その次には動画が取りたざされようとしたが、これもフェイク動画という宣伝によって証拠足り得なかった。むしろAIの開発により戦時下のウクライナの首相の降伏を勧める偽動画が政治的プロパガンダに使われるしまつだ。この技術の披瀝により、動画の信憑性は果たして地に落ちた。しかしこの生成AIがいきなり発生したのか?といえば必ずしもそうとは言えないだろう。ひょっとするとかなりの昔から、このようなデマの流布というものはされてきたかもしれない。古くは替え玉(人自体を整形手術などで、対象者の替え玉を作るというもの)または変装などの手段によって対象者になりすます、などということは連綿と続けらてきたことだろう。

現代の証拠とは

現代の特徴は、インターネットというインフラを経由して、同時に数万人が同じものを視聴できるということだ。過去はその場に行かなくては聞けなかった言葉も、今では自宅で手軽に視聴できるようになった。つまり真贋の鑑定以上に、視聴対象が格段に広がって、情報の拡散が果てしなく広がってきているということだ。しかし、だ、現在最大の問題は、視聴者側の感覚の麻痺が凄まじく進んでいて、重要な真実がポロポロとこぼれ落ちていっていることだ。人は求めている意見にだけ、敏感に反応するものだ。膨大な情報の中で、それだけを探していて、他のものにはどんどん無関心になるものだ。視聴者は視点をもっと高いところから俯瞰するという立場を取り続けなければならない。それは随分と大変なことだろう。いわば自覚の問題だけなのだが、自身が地表にいると思っていれば、俯瞰などという意識は持ち得ない。人が多く集うのはやはり地表(共通認識・意識のある場所)であるゆえに、そこから乖離してゆくことの疎外感と、漠然とした不安感が付き纏うのだろう。

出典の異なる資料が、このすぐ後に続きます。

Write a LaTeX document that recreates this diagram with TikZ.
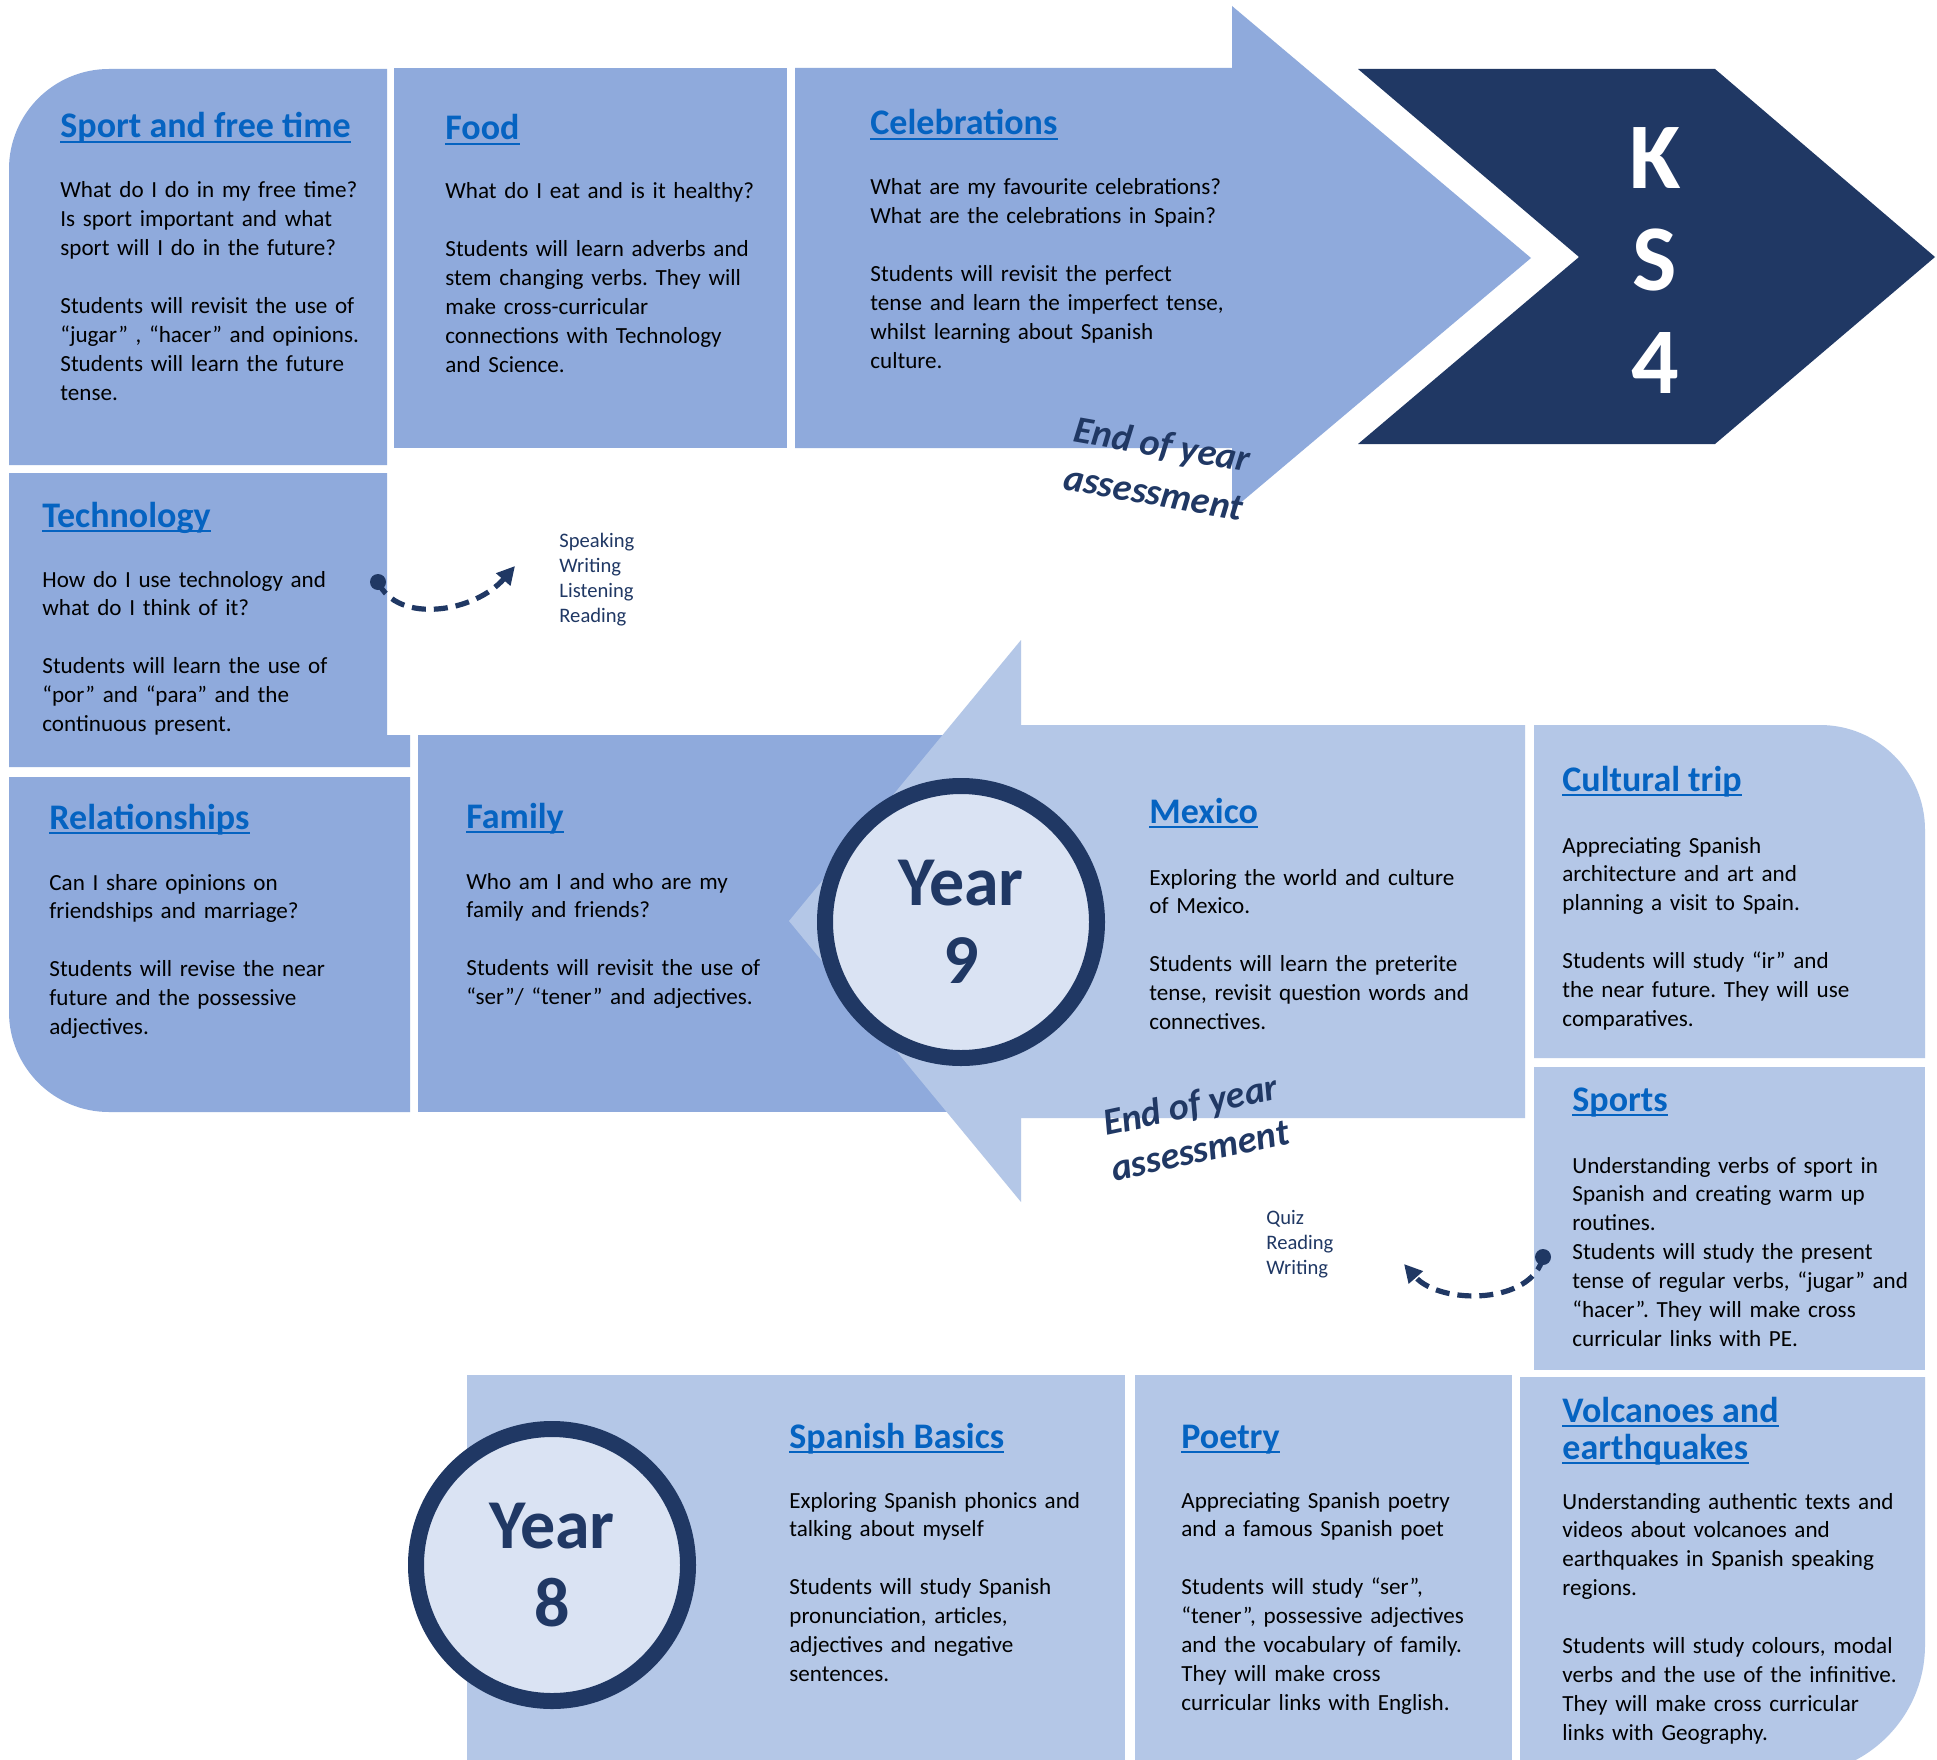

過去より決定的な証拠とは、加害者本人の自白である。この場合は加害者が自らの罪を認めた前提の告白となる。昨今は罪を認めない(山下被告等)逮捕者・犯罪者が増えている。その背景には証拠に対する不信感(加害者にとっては動画の証拠ですら、決定的ではないと考えている可能性がある)があるようだ。実際のところ犯罪者の動機がはっきりしないと、罪を裁きづらいという状況が、いつの間にか蔓延してきた。これは刑法が発布された時の、性善説という原理原則が働いているのだろう。ということで被告になった逮捕者は、黙秘だけではなく民衆の同情をかうことで世論を動かし、そうして司法の判断を揺るがしている事実がある。動かぬ証拠だけでは現在は被告を罪に問えなくなってきている。従来の動機以外に犯行時に正気であったか、などという性善説に基づいたおかしな事態となっている。事件当時に精神的に不安定な状態であった場合、個々人の個性・個人を特定の社会的な個人と決定できる根拠がなく、それゆえに社会的な道義を問えないとした妙な論法がまかり通ることとなった。
規則も法律もその時代時代の背景を持つ以上、過去の判例が全て正しいとは言い得ないはずである。にもかかわらず、判例を遵守するという思想は、今この時での判断を放棄し、過去の事例に盲目的に従うということである。このような司法のあり方が現状にそぐうはずもなく、抜本的な見直しが必要であると考えている。では一体何が正しいのか?それは司法の立場で日々討論され共有され、そして開示されるべき事象のはずである。
過去の犯罪に当たることが、現在では犯罪としては認められない、またその逆に過去犯罪であったことが、現在では犯罪に当たらないそんな事例は本来五万とあるはずだ。基本的に憲法がしっかりしていれば(GHQなどの外国の思想・思惑が至るところに差し込まれたものではなく)、補足する意味での法律が健全な立場から時々の国益を重視して立てられ、時勢にそぐわなくなれば廃案すべきである。日本人は特に掟に縛られやすい・論拠を欲しがる民族性を持つ。それゆえに掟の更新というものは、日本的民主主義の必須項目なのだ。